A handful of states have already outlawed noncompete agreements, while others have limited their scope. Some have sanctioned the agreements for high earners but restricted them for workers earning less than a certain amount. The FTC’s rule does not include a salary threshold, but it has an exception for noncompetes when a business is sold.

The final rule also allows existing non-competes to be enforced for senior executives. But all other such contracts would be rendered unenforceable when the rule is implemented, FTC attorney Ben Cady explained during the hearing.

Cady, who helped develop the rule, said the agency received more than 26,000 public comments on the proposal, with 25,000 of them supportive of the ban. The experiences people shared ― being stuck in crummy jobs, fearing litigation if they tried to leave ― provided “strong qualitative evidence” backing up the agency’s research, Cady added.

When proposing the rule, the FTC noted that noncompetes could hurt low-wage workers in particular, citing use of the contracts at the sandwich chain Jimmy John’s, which HuffPost had revealed in 2014.

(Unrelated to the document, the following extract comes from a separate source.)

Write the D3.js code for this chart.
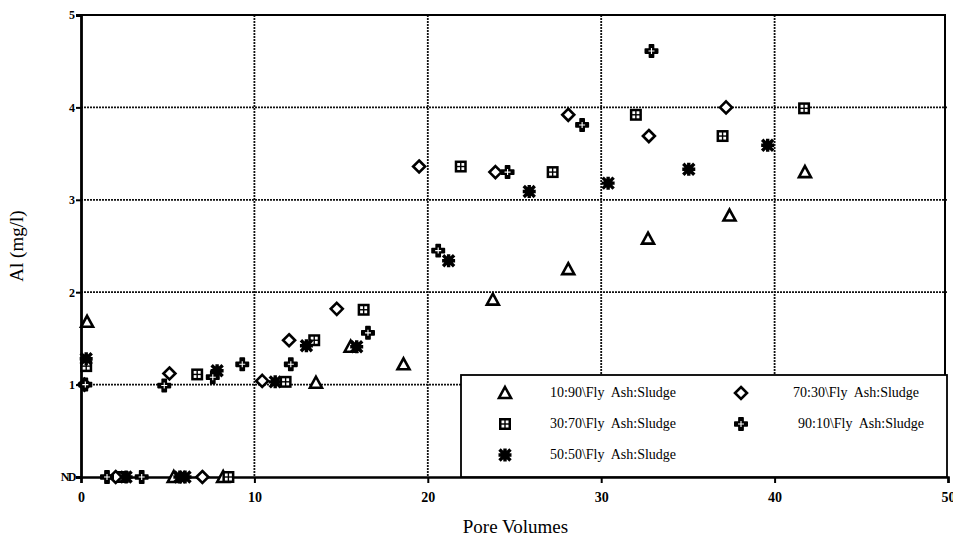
<!DOCTYPE html>
<html><head><meta charset="utf-8">
<script src="https://cdn.jsdelivr.net/npm/d3@7"></script>
<style>
html,body{margin:0;padding:0;background:#fff;}
svg{display:block;font-family:"Liberation Serif","Times New Roman",serif;}
</style></head>
<body><svg id="c" width="953" height="541"></svg>
<script>
// ---- data (x = pore volumes, y = Al mg/l; 0 = ND) ----
const seriesNames = ["10:90\\Fly  Ash:Sludge","30:70\\Fly  Ash:Sludge","50:50\\Fly  Ash:Sludge","70:30\\Fly  Ash:Sludge","90:10\\Fly  Ash:Sludge"];
const s1090x = [0.35, 5.35, 8.2, 13.55, 15.55, 18.6, 23.75, 28.1, 32.7, 37.4, 41.75];
const s1090y = [1.68, 0, 0, 1.02, 1.41, 1.22, 1.92, 2.25, 2.58, 2.83, 3.30];
const s3070x = [0.3, 2.4, 8.5, 6.7, 11.8, 13.45, 16.3, 21.9, 27.2, 32.0, 37.0, 41.7];
const s3070y = [1.20, 0, 0, 1.11, 1.03, 1.48, 1.81, 3.36, 3.30, 3.92, 3.69, 3.99];
const s5050x = [0.3, 2.6, 5.7, 6.0, 7.85, 11.2, 13.0, 15.9, 21.2, 25.85, 30.4, 35.05, 39.6];
const s5050y = [1.28, 0, 0, 0, 1.15, 1.03, 1.42, 1.41, 2.34, 3.09, 3.18, 3.33, 3.59];
const s7030x = [0.2, 2.0, 5.1, 7.0, 10.45, 12.0, 14.75, 19.5, 23.9, 28.1, 32.75, 37.2];
const s7030y = [1.0, 0, 1.12, 0, 1.04, 1.48, 1.82, 3.36, 3.30, 3.92, 3.69, 4.0];
const s9010x = [0.25, 1.5, 3.5, 4.8, 7.6, 9.3, 12.1, 16.55, 20.6, 24.6, 28.9, 32.9];
const s9010y = [1.0, 0, 0, 0.99, 1.08, 1.22, 1.22, 1.56, 2.45, 3.30, 3.81, 4.61];
const xTicks = [0, 10, 20, 30, 40, 50];
const yTicks = [0, 1, 2, 3, 4, 5];
const yTickLabels = ["ND", "1", "2", "3", "4", "5"];

const series = [
  {name: seriesNames[0], kind: "tri",  xs: s1090x, ys: s1090y},
  {name: seriesNames[1], kind: "sq",   xs: s3070x, ys: s3070y},
  {name: seriesNames[2], kind: "ast",  xs: s5050x, ys: s5050y},
  {name: seriesNames[3], kind: "dia",  xs: s7030x, ys: s7030y},
  {name: seriesNames[4], kind: "plus", xs: s9010x, ys: s9010y}
];

const svg = d3.select("#c");
const L = 81, R = 948, T = 15, B = 477;
const x = d3.scaleLinear().domain([0, 50]).range([L, R]);
const y = d3.scaleLinear().domain([0, 5]).range([B, T]);

// grid
const g = svg.append("g");
g.selectAll(".gx").data(xTicks.filter(d => d > 0 && d < 50)).enter().append("line")
  .attr("x1", d => x(d)).attr("x2", d => x(d)).attr("y1", T).attr("y2", B)
  .attr("stroke", "#111").attr("stroke-width", 1.8).attr("stroke-dasharray", "2,1");
g.selectAll(".gy").data(yTicks.filter(d => d > 0 && d < 5)).enter().append("line")
  .attr("x1", L).attr("x2", R).attr("y1", d => y(d)).attr("y2", d => y(d))
  .attr("stroke", "#111").attr("stroke-width", 1.8).attr("stroke-dasharray", "2,1");

// frame
svg.append("line").attr("x1", L).attr("x2", R-2).attr("y1", T).attr("y2", T).attr("stroke", "#000").attr("stroke-width", 2);
svg.append("line").attr("x1", R-3).attr("x2", R-3).attr("y1", T).attr("y2", B).attr("stroke", "#000").attr("stroke-width", 2);

// axes
const xAxis = d3.axisBottom(x).tickValues(xTicks).tickSize(6).tickFormat(d3.format("d"));
const gxA = svg.append("g").attr("transform", `translate(0,${B})`).call(xAxis);
gxA.attr("font-size", null).attr("font-family", null);
gxA.select(".domain").attr("stroke-width", 2.5);
gxA.selectAll(".tick line").attr("stroke-width", 2);
gxA.selectAll("text").style("font-size", "14px").style("font-weight", "700")
  .style("font-family", "'Liberation Serif',serif").attr("dy", "1.15em");

const yAxis = d3.axisLeft(y).tickValues(yTicks).tickSize(5).tickFormat((d, i) => yTickLabels[i]);
const gyA = svg.append("g").attr("transform", `translate(${L},0)`).call(yAxis);
gyA.attr("font-size", null).attr("font-family", null);
gyA.select(".domain").attr("stroke-width", 2.8);
gyA.selectAll(".tick line").attr("stroke-width", 2);
gyA.selectAll("text").style("font-size", "12px").style("font-weight", "700")
  .style("font-family", "'Liberation Serif',serif").attr("x", -6);
gyA.selectAll(".tick").filter(d => d === 0).select("text").style("letter-spacing", "-1.5px");

// axis titles
svg.append("text").attr("x", x(25)+1).attr("y", 533).attr("text-anchor", "middle")
  .style("font-size", "19px").text("Pore Volumes");
svg.append("text").attr("transform", `translate(23,${246}) rotate(-90)`).attr("text-anchor", "middle")
  .style("font-size", "19px").text("Al (mg/l)");

// markers
function drawMarker(sel, kind) {
  if (kind === "tri") {
    sel.append("path").attr("d", "M0,-6 L6,5 L-6,5 Z").attr("fill", "#fff")
      .attr("stroke", "#000").attr("stroke-width", 2.6).attr("stroke-linejoin", "miter");
  } else if (kind === "sq") {
    sel.append("rect").attr("x", -6).attr("y", -6).attr("width", 12).attr("height", 12).attr("fill", "#000");
    [[-3.5,-3.5],[0.7,-3.5],[-3.5,0.7],[0.7,0.7]].forEach(p =>
      sel.append("rect").attr("x", p[0]).attr("y", p[1]).attr("width", 2.8).attr("height", 2.8).attr("fill", "#fff"));
  } else if (kind === "ast") {
    sel.append("path").attr("d", "M-6.5,0 H6.5 M0,-6.5 V6.5 M-5.5,-5.5 L5.5,5.5 M-5.5,5.5 L5.5,-5.5")
      .attr("stroke", "#000").attr("stroke-width", 3.4).attr("stroke-linecap", "butt");
    sel.append("circle").attr("r", 4.6).attr("fill", "#000");
  } else if (kind === "dia") {
    sel.append("path").attr("d", "M0,-6 L6,0 L0,6 L-6,0 Z").attr("fill", "#fff")
      .attr("stroke", "#000").attr("stroke-width", 2.6);
  } else if (kind === "plus") {
    sel.append("path").attr("d", d3.symbol(d3.symbolCross, 85)()).attr("fill", "#000")
      .attr("stroke", "#000").attr("stroke-width", 1.6).attr("stroke-linejoin", "round");
    sel.append("path").attr("d", "M0,-3 V3 M-3,0 H3").attr("stroke", "#fff").attr("stroke-width", 1.1);
  }
}

series.forEach(s => {
  const pts = s.xs.map((v, i) => [v, s.ys[i]]);
  svg.append("g").selectAll("g").data(pts).enter().append("g")
    .attr("transform", d => `translate(${x(d[0])},${y(d[1])})`)
    .each(function() { drawMarker(d3.select(this), s.kind); });
});

// legend
const lg = svg.append("g");
lg.append("rect").attr("x", 461).attr("y", 375).attr("width", 486).attr("height", 102)
  .attr("fill", "#fff").attr("stroke", "#000").attr("stroke-width", 1.8);
const legendPos = [[505, 393], [505, 424], [505, 455], [741, 393], [741, 424]];
const legendTextX = [550, 550, 550, 793, 798];
series.forEach((s, i) => {
  const m = lg.append("g").attr("transform", `translate(${legendPos[i][0]},${legendPos[i][1]})`);
  drawMarker(m, s.kind);
  lg.append("text").attr("x", legendTextX[i]).attr("y", legendPos[i][1] + 4)
    .style("font-size", "14px").style("white-space", "pre").text(s.name);
});
</script></body></html>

The Jimmy John’s noncompete barred workers from taking a job at a competing business within two years of leaving. It defined a competitor as any business that is located within 3 miles of a Jimmy John’s and derives at least 10% of its revenue from “submarine, hero-type, deli-style, pita and/or wrapped or rolled sandwiches.”

Biden had urged the FTC to take action against noncompete agreements not long after taking office, signing an executive order in July of 2021.

“These aren’t just high-paid executives or scientists who hold secret formulas for Coca-Cola so Pepsi can’t get their hands on it,” Biden said then. “They’re construction workers, hotel workers, disproportionately women and women of color.”